I set out to rectify that. I think most of his issues have been collected in black & white Essential volumes. But I found a copy of Marvel Masterworks: Incredible Hulk Volume 5, which reprints #s 111-121, for sale at half price. I’d much rather read some of his stories in color. After all, the Hulk just isn’t the same if he is not colored green.
The majority of the writing on this volume is by Stan Lee, with Roy Thomas coming in to script #120 before taking over fully with #121. My favorite story had to be the two-part tale that opens this volume, which sees the Hulk snatched off into outer space, pitted against the menace of the cosmic-powered Galaxy Master and his army of alien pawns. And once those servants see the Hulk resisting their tyrannical master, they decide to throw of the shackles of slavery, resulting in a huge battle between the Galaxy Master and a fleet of space rockets. Trimpe must have been really inspired by Lee’s plots, because the artist does phenomenal work. Trimpe’s layouts & storytelling are absolutely dynamic in these two issues. This really shows that, even this early in his career, he knew how to draw a riveting story.
Once the Hulk returns to Earth, I think the stories become rather more mundane, with the Hulk settling into a pattern of fighting the military over some misunderstanding, or being tricked into a partnership with various supervillains. Perhaps Trimpe was somewhat less inspired by the plots on these issues, because his work, while solid and professional, doesn’t really display the dynamic energy of the Galaxy Master story.
In the midst of this is a three-part story featuring the Hulk’s arch-foe, the Leader, who pretends to want to turn over a new leaf and seemingly proves himself by helping General Thunderbolt Ross imprison the Hulk. Of course the Leader is really just doing this to get his adversary out of the way while simultaneously gaining the trust of the military, enabling him to enact a plan for global domination right out of a James Bond movie. He’s going to seize control of General Ross’ base and launch a nuclear missile at the Soviet Union, starting World War III, with the intent of ruling over all the survivors. Of course the Hulk, with an assist from Betty Ross, breaks free and smashes the Leader’s plans.

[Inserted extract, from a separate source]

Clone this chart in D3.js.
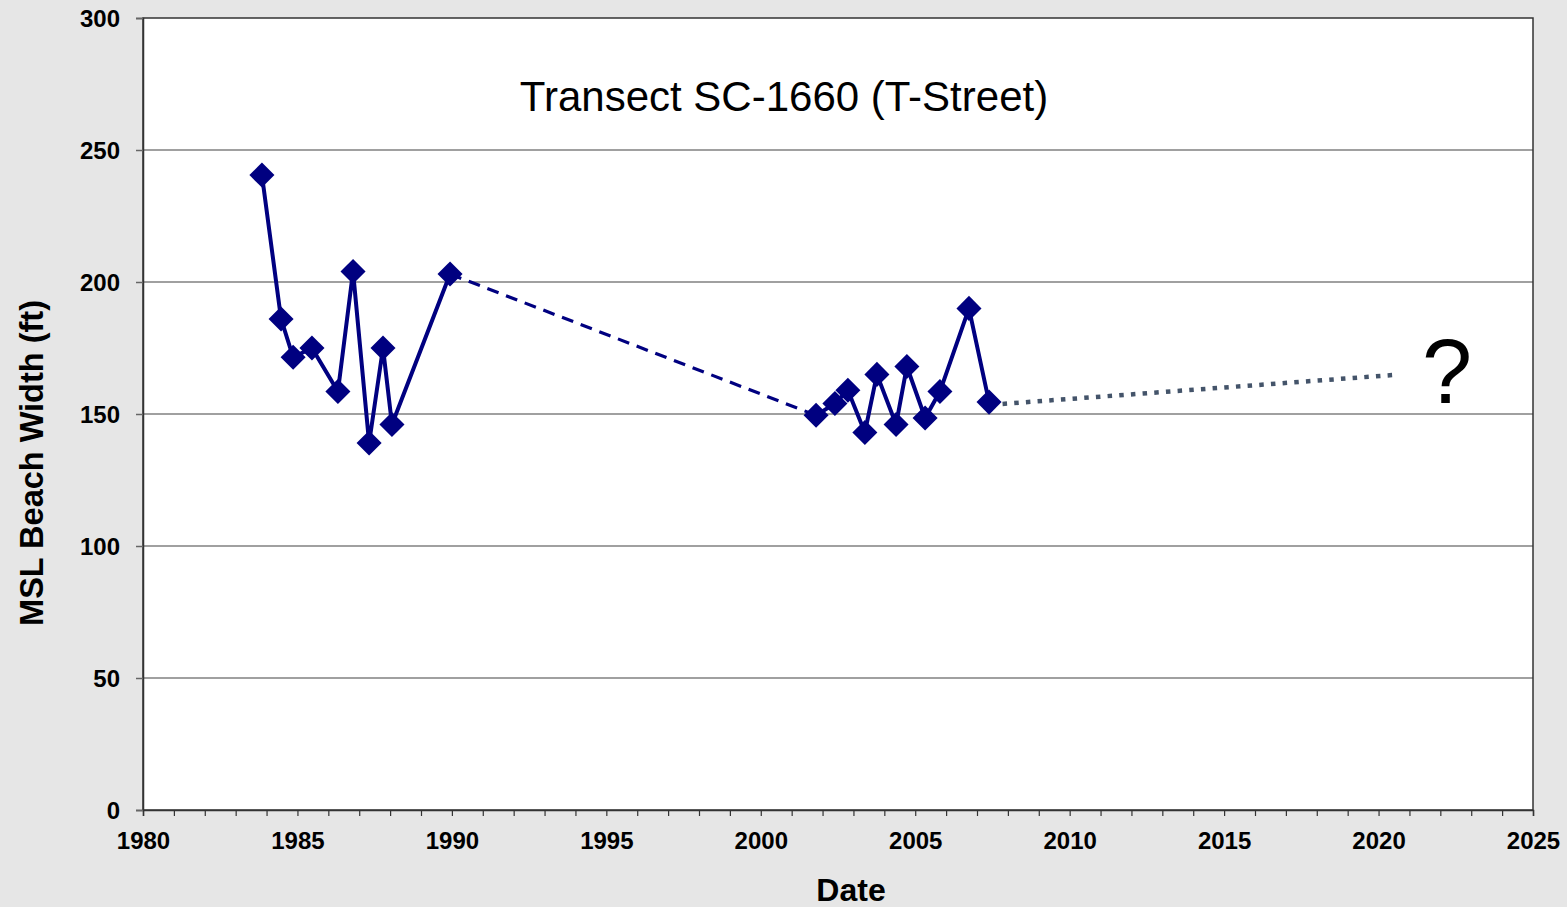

I think that before these issues, the Leader had been drawn as having a large but round skull to correspond to his gamma radiation-enlarged brain. Trimpe seems to be the artist who tweaked the design, giving us the Leader with the now-famous head that shoots straight up, a version that would endure for the next two decades. While I do wonder how this guy walks around without bumping his head in doorways or on the ceiling, it is an instantly recognizable look.
After splashing down into an aquatic scuffle with Namor the Sub-Mariner, the Hulk encounters Maximus the Mad and his renegade faction of Inhumans. Maximus manages to manipulate the Hulk into fighting the U.S. armed forces, and we get some more excellent action sequences from Trimpe. Certainly the stand-out piece is the cover to issue #120, a truly iconic image of the Hulk fighting the military.

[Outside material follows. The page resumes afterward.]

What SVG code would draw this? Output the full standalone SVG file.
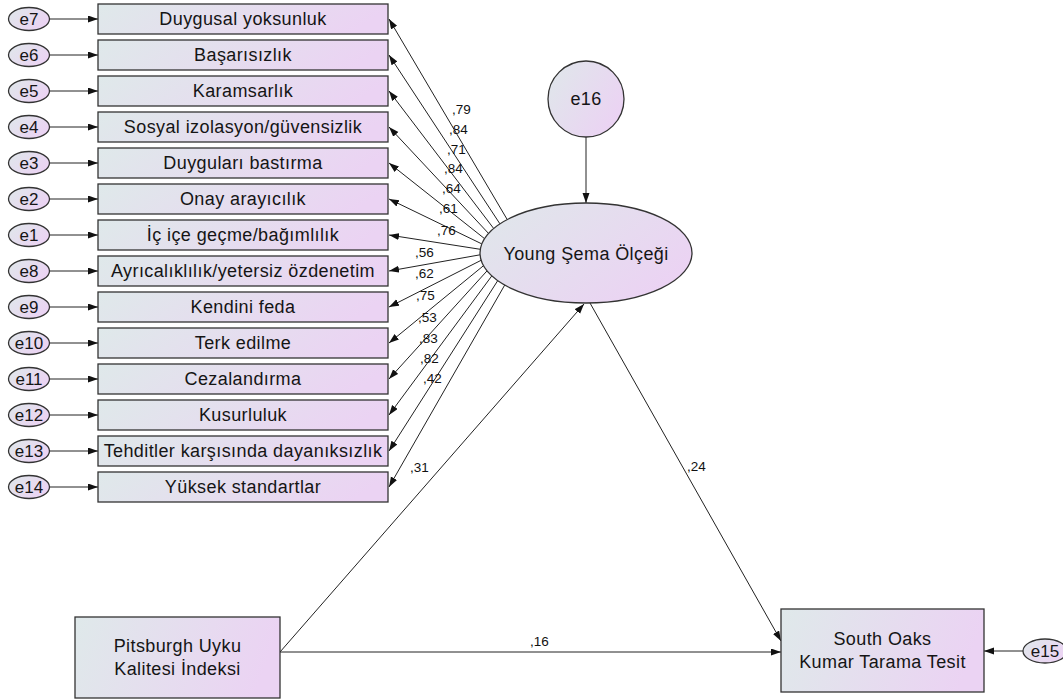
<svg xmlns="http://www.w3.org/2000/svg" width="1063" height="700" viewBox="0 0 1063 700">
<defs>
<linearGradient id="g" x1="0" y1="0" x2="1" y2="0.15">
<stop offset="0" stop-color="#dfe9ea"/>
<stop offset="1" stop-color="#ebd3f3"/>
</linearGradient>
<linearGradient id="g2" x1="0" y1="0" x2="1" y2="0.6">
<stop offset="0" stop-color="#dfe8ea"/>
<stop offset="1" stop-color="#ebd3f3"/>
</linearGradient>
<marker id="ah" markerUnits="userSpaceOnUse" markerWidth="11" markerHeight="8" refX="10" refY="3.5" orient="auto">
<path d="M0,0 L10,3.5 L0,7 z" fill="#111"/>
</marker>
<style>
.box{fill:url(#g);stroke:#333;stroke-width:1.3}
.el{fill:url(#g2);stroke:#333;stroke-width:1.3}
.t{font-family:"Liberation Sans",Arial,sans-serif;font-size:18px;letter-spacing:0.4px;fill:#151515;text-anchor:middle;dominant-baseline:central}
.te{font-family:"Liberation Sans",Arial,sans-serif;font-size:17px;fill:#151515;text-anchor:middle;dominant-baseline:central}
.c{stroke:#222;stroke-width:1;fill:none;marker-end:url(#ah)}
.l{font-family:"Liberation Sans",Arial,sans-serif;font-size:13.5px;fill:#111}
</style>
</defs>
<rect width="1063" height="700" fill="#fff"/>
<g id="connectors">
<line class="c" x1="49" y1="19" x2="98" y2="19"/>
<line class="c" x1="49" y1="55" x2="98" y2="55"/>
<line class="c" x1="49" y1="91" x2="98" y2="91"/>
<line class="c" x1="49" y1="127" x2="98" y2="127"/>
<line class="c" x1="49" y1="163" x2="98" y2="163"/>
<line class="c" x1="49" y1="199" x2="98" y2="199"/>
<line class="c" x1="49" y1="235" x2="98" y2="235"/>
<line class="c" x1="49" y1="271" x2="98" y2="271"/>
<line class="c" x1="49" y1="307" x2="98" y2="307"/>
<line class="c" x1="49" y1="343" x2="98" y2="343"/>
<line class="c" x1="49" y1="379" x2="98" y2="379"/>
<line class="c" x1="49" y1="415" x2="98" y2="415"/>
<line class="c" x1="49" y1="451" x2="98" y2="451"/>
<line class="c" x1="49" y1="487" x2="98" y2="487"/>
<line class="c" x1="507.2" y1="219.5" x2="389" y2="19"/>
<line class="c" x1="499.9" y1="223.8" x2="389" y2="55"/>
<line class="c" x1="493.7" y1="228.5" x2="389" y2="91"/>
<line class="c" x1="488.5" y1="233.4" x2="389" y2="127"/>
<line class="c" x1="484.5" y1="238.6" x2="389" y2="163"/>
<line class="c" x1="481.8" y1="243.9" x2="389" y2="199"/>
<line class="c" x1="480.3" y1="249.3" x2="389" y2="235"/>
<line class="c" x1="480.1" y1="254.8" x2="389" y2="271"/>
<line class="c" x1="481.1" y1="260.3" x2="389" y2="307"/>
<line class="c" x1="483.5" y1="265.7" x2="389" y2="343"/>
<line class="c" x1="487.0" y1="270.9" x2="389" y2="379"/>
<line class="c" x1="491.8" y1="275.9" x2="389" y2="415"/>
<line class="c" x1="497.7" y1="280.7" x2="389" y2="451"/>
<line class="c" x1="504.7" y1="285.1" x2="389" y2="487"/>
<line class="c" x1="586" y1="137" x2="586" y2="203"/>
<line class="c" x1="280" y1="652" x2="584" y2="304"/>
<line class="c" x1="590" y1="303" x2="781" y2="641"/>
<line class="c" x1="280" y1="652" x2="781" y2="652"/>
<line class="c" x1="1023" y1="651" x2="984" y2="651"/>
</g>
<g id="labels">
<text class="l" x="452" y="114">,79</text>
<text class="l" x="449" y="134">,84</text>
<text class="l" x="447" y="154">,71</text>
<text class="l" x="444" y="173">,84</text>
<text class="l" x="442" y="193">,64</text>
<text class="l" x="439" y="213">,61</text>
<text class="l" x="437" y="235">,76</text>
<text class="l" x="415" y="257">,56</text>
<text class="l" x="415" y="278">,62</text>
<text class="l" x="416" y="300">,75</text>
<text class="l" x="418" y="322">,53</text>
<text class="l" x="419" y="343">,83</text>
<text class="l" x="420" y="363">,82</text>
<text class="l" x="423" y="383">,42</text>
<text class="l" x="410" y="472">,31</text>
<text class="l" x="687" y="471">,24</text>
<text class="l" x="530" y="646">,16</text>
</g>
<g id="e7"><ellipse class="el" cx="29" cy="19" rx="20.5" ry="11.5"/><text class="te" x="29" y="19">e7</text></g>
<g id="e6"><ellipse class="el" cx="29" cy="55" rx="20.5" ry="11.5"/><text class="te" x="29" y="55">e6</text></g>
<g id="e5"><ellipse class="el" cx="29" cy="91" rx="20.5" ry="11.5"/><text class="te" x="29" y="91">e5</text></g>
<g id="e4"><ellipse class="el" cx="29" cy="127" rx="20.5" ry="11.5"/><text class="te" x="29" y="127">e4</text></g>
<g id="e3"><ellipse class="el" cx="29" cy="163" rx="20.5" ry="11.5"/><text class="te" x="29" y="163">e3</text></g>
<g id="e2"><ellipse class="el" cx="29" cy="199" rx="20.5" ry="11.5"/><text class="te" x="29" y="199">e2</text></g>
<g id="e1"><ellipse class="el" cx="29" cy="235" rx="20.5" ry="11.5"/><text class="te" x="29" y="235">e1</text></g>
<g id="e8"><ellipse class="el" cx="29" cy="271" rx="20.5" ry="11.5"/><text class="te" x="29" y="271">e8</text></g>
<g id="e9"><ellipse class="el" cx="29" cy="307" rx="20.5" ry="11.5"/><text class="te" x="29" y="307">e9</text></g>
<g id="e10"><ellipse class="el" cx="29" cy="343" rx="20.5" ry="11.5"/><text class="te" x="29" y="343">e10</text></g>
<g id="e11"><ellipse class="el" cx="29" cy="379" rx="20.5" ry="11.5"/><text class="te" x="29" y="379">e11</text></g>
<g id="e12"><ellipse class="el" cx="29" cy="415" rx="20.5" ry="11.5"/><text class="te" x="29" y="415">e12</text></g>
<g id="e13"><ellipse class="el" cx="29" cy="451" rx="20.5" ry="11.5"/><text class="te" x="29" y="451">e13</text></g>
<g id="e14"><ellipse class="el" cx="29" cy="487" rx="20.5" ry="11.5"/><text class="te" x="29" y="487">e14</text></g>
<g id="n1"><rect class="box" x="98" y="4" width="290" height="30"/><text class="t" x="243" y="19">Duygusal yoksunluk</text></g>
<g id="n2"><rect class="box" x="98" y="40" width="290" height="30"/><text class="t" x="243" y="55">Başarısızlık</text></g>
<g id="n3"><rect class="box" x="98" y="76" width="290" height="30"/><text class="t" x="243" y="91">Karamsarlık</text></g>
<g id="n4"><rect class="box" x="98" y="112" width="290" height="30"/><text class="t" x="243" y="127">Sosyal izolasyon/güvensizlik</text></g>
<g id="n5"><rect class="box" x="98" y="148" width="290" height="30"/><text class="t" x="243" y="163">Duyguları bastırma</text></g>
<g id="n6"><rect class="box" x="98" y="184" width="290" height="30"/><text class="t" x="243" y="199">Onay arayıcılık</text></g>
<g id="n7"><rect class="box" x="98" y="220" width="290" height="30"/><text class="t" x="243" y="235">İç içe geçme/bağımlılık</text></g>
<g id="n8"><rect class="box" x="98" y="256" width="290" height="30"/><text class="t" x="243" y="271">Ayrıcalıklılık/yetersiz özdenetim</text></g>
<g id="n9"><rect class="box" x="98" y="292" width="290" height="30"/><text class="t" x="243" y="307">Kendini feda</text></g>
<g id="n10"><rect class="box" x="98" y="328" width="290" height="30"/><text class="t" x="243" y="343">Terk edilme</text></g>
<g id="n11"><rect class="box" x="98" y="364" width="290" height="30"/><text class="t" x="243" y="379">Cezalandırma</text></g>
<g id="n12"><rect class="box" x="98" y="400" width="290" height="30"/><text class="t" x="243" y="415">Kusurluluk</text></g>
<g id="n13"><rect class="box" x="98" y="436" width="290" height="30"/><text class="t" x="243" y="451">Tehditler karşısında dayanıksızlık</text></g>
<g id="n14"><rect class="box" x="98" y="472" width="290" height="30"/><text class="t" x="243" y="487">Yüksek standartlar</text></g>
<g id="e16"><circle class="el" cx="586" cy="99" r="38"/><text class="t" x="586" y="99">e16</text></g>
<g id="young"><ellipse class="el" cx="586" cy="253" rx="106" ry="50"/><text class="t" x="586" y="254">Young Şema Ölçeği</text></g>
<g id="pitsburgh"><rect class="box" x="75" y="617" width="205" height="81"/><text class="t" x="177.5" y="646">Pitsburgh Uyku</text><text class="t" x="177.5" y="669">Kalitesi İndeksi</text></g>
<g id="southoaks"><rect class="box" x="781" y="609" width="203" height="83"/><text class="t" x="882.5" y="639">South Oaks</text><text class="t" x="882.5" y="662">Kumar Tarama Tesit</text></g>
<g id="e15"><ellipse class="el" cx="1045" cy="651" rx="22" ry="12"/><text class="te" x="1045" y="651">e15</text></g>
</svg>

With the shift to Roy Thomas as writer in #121, we get an interesting, unusual tale, “Within the Swamp, There Stirs… a Glob!” Amidst the Florida wilderness, the Hulk encounters an eerie muck monster, a dead man resurrected as a shambling monstrosity by radioactive material and, it is implied, some mystical element of the swamp itself. The Glob, prodded on by the memory of a long-lost love, kidnaps Betty Ross. Of course the Hulk pursues the creature, intent on rescuing the one human being who has expressed sympathy & understanding for him.
Years later, in the pages of his magazine Alter Ego, Thomas freely admitted that he conceived the Glob in homage to the Golden Age character the Heap. A self-proclaimed fan of the Heap, Thomas also later was involved in creating the similar Man-Thing. Thomas even worked in a one-panel cameo by the Heap into an issue of Avengers during the famous “Kree-Skrull War” storyline. And a few months ago a hardcover volume reprinting some of that character’s earliest appearances, Roy Thomas Presents The Heap, was released. I wish I’d had a chance to pick that up when it came out.
In any case, Trimpe’s art on #121 is very good. He does some rather moody, atmospheric work. The Glob is quite effectively rendered by the artist. I enjoyed this one so much that I wish it could have been a two part story.
If you pick up Marvel Masterworks: Incredible Hulk Volume 5, you’ll certainly find some nice art by Herb Trimpe. In his introduction to this volume, Trimpe is somewhat dismissive of his work on these issues. They do say artists are their own harshest critics. Admittedly this was early in his career. Throughout the 1970s and 80s he would certainly grow & develop as an artist, seeing much improvement. But there is definite potential in this early work. Undoubtedly the strongest aspect of his work here is his superb storytelling. Trimpe really knows how to lay out a page and tell a story.
So, yeah, I’d recommend checking out Trimpe’s amazing run on Incredible Hulk. If you don’t want to pick up the expensive Marvel Masterworks volumes, the Essential collections are perfect for the reader on a budget.